Design, Synthesis, and Binding Affinity of Novel N-Naphthyl-Substituted Phenethylamines as 5-HT2AR Agonists

How can they predict its non hallucinogenic is my question..
They seem to be associating high β-arrestin bias at 5-HT2a of these N-Naphthyl phenethylamines as evidence that they are non-hallucinogenic. It does seem to be the case that some manner of Gq recruitment during 2a signaling is necessary for classical psychedelic effects, so it wouldn't surprise me if they were indeed non-psychedelic (see this paper for a deeper exploration of biased signaling at 2a). As to their utility, that it is a debate for another day. I'm not particularly convinced of any clinical utility for exclusive-plasticity promoting compounds to be honest.

It is a conference abstract, thus the 'paper' is so short. I assume some sort of complete paper will be published in the future, N-naphthyl substituted phenethylamines seem like they would be a pretty fascinating group of compounds.
 
I'm not particularly convinced of any clinical utility for exclusive-plasticity promoting compounds to be honest.
Me either, we can discuss it another time maybe in a couple years after these things have been trialled in healthy adults????

Thanks for the response, I'm not a pharmacologist and I don't know as much about beta arrestin as I could or should. I've always read about it in context of tolerance. I'll try and read up a bit on it and how it affects receptor groups.
 
Here's only one example of a substance of that kind. Leaving a large window open to make a variety of N-Naphthylated substances. https://en.wikipedia.org/wiki/2C-G-N
The paper is referring to N-naphthylated phenethylamines (as in a naphthyl substituent on the phenethylamine nitrogen), not naphthyl-ethanamines like the few in the 2c-g series. These compounds have not been synthesized before to my knowledge, and if their supposed high β-arrestin bias is true, they are unlikely to be psychedelic in any meaningful sense.
 
Take a look. Entire 2C-G series was based and named off shulgins discovery of Ganesha and related compounds. It has substitutions (always carbon as far as i can tell) off both the 4 and the 3 positions. I didnt draw them all.

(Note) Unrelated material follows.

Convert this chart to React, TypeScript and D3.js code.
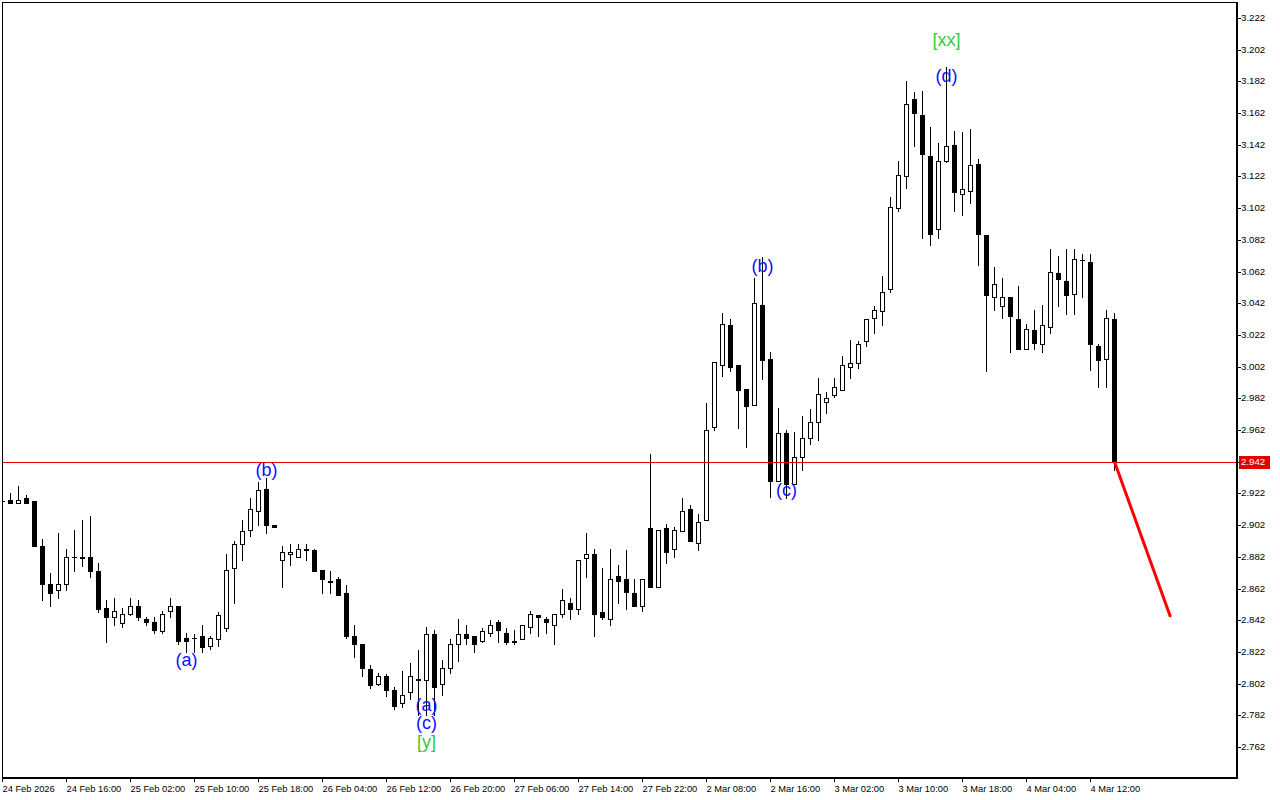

Pretty sure he named it Ganesha because Ganesha the hindu god has many arms.

He prolly shoukda called Ganesha 3C-G but Ganesha def cooler sounding.

 
Also the numbered 2C-gs, the number is referring to the number of extea carbons in the ring system(s) drawn in black balls.
Woulda struggled to draw 2C-G-5 before illustrating tbh.

 
Affinity ≠ effaciacy.
That much I do know.

Affinity i see as how much the molecule wants to dock in the receptor.
Efficacy i see as the how much ability the molecules has to actually cause a response.

Is that basically true in laymens terms?
 
Superagonist<-agonist<-partial agonist<-silent agonist->inverse agonist->antagonist.

Now, what defines a supeagonist is simple, but not so clear with patrial agonist as some make bind in two or more conformations making them mixed agonists. Same with inverse agonist, it just demonstrates more antagonism than agonism.

Always try to get the EC50 value of a ligand as this can be more illustrative but functional MRI and functional PET are the best tools we have to know where a ligand actually binds in such a complex system as the human body. Lopramide has a Ki of 3.15 nM ± 1.5 nM (similar to morphine) but doesn't cross the BBB well and an active transport removes it from the brain. So Ki can tell you only a little.

It's something to know, certainly, but you would be amazed at how much has to be inferred and how far out of one specific scallfold one may have to look to find a key moiety. That's why I asked about BDPC experiences - I wish to understand the docking and active conformations and a user report WOULD be of value to science. Not to me specifically, but because we cannot perform such tests legally - hence we are ignorance.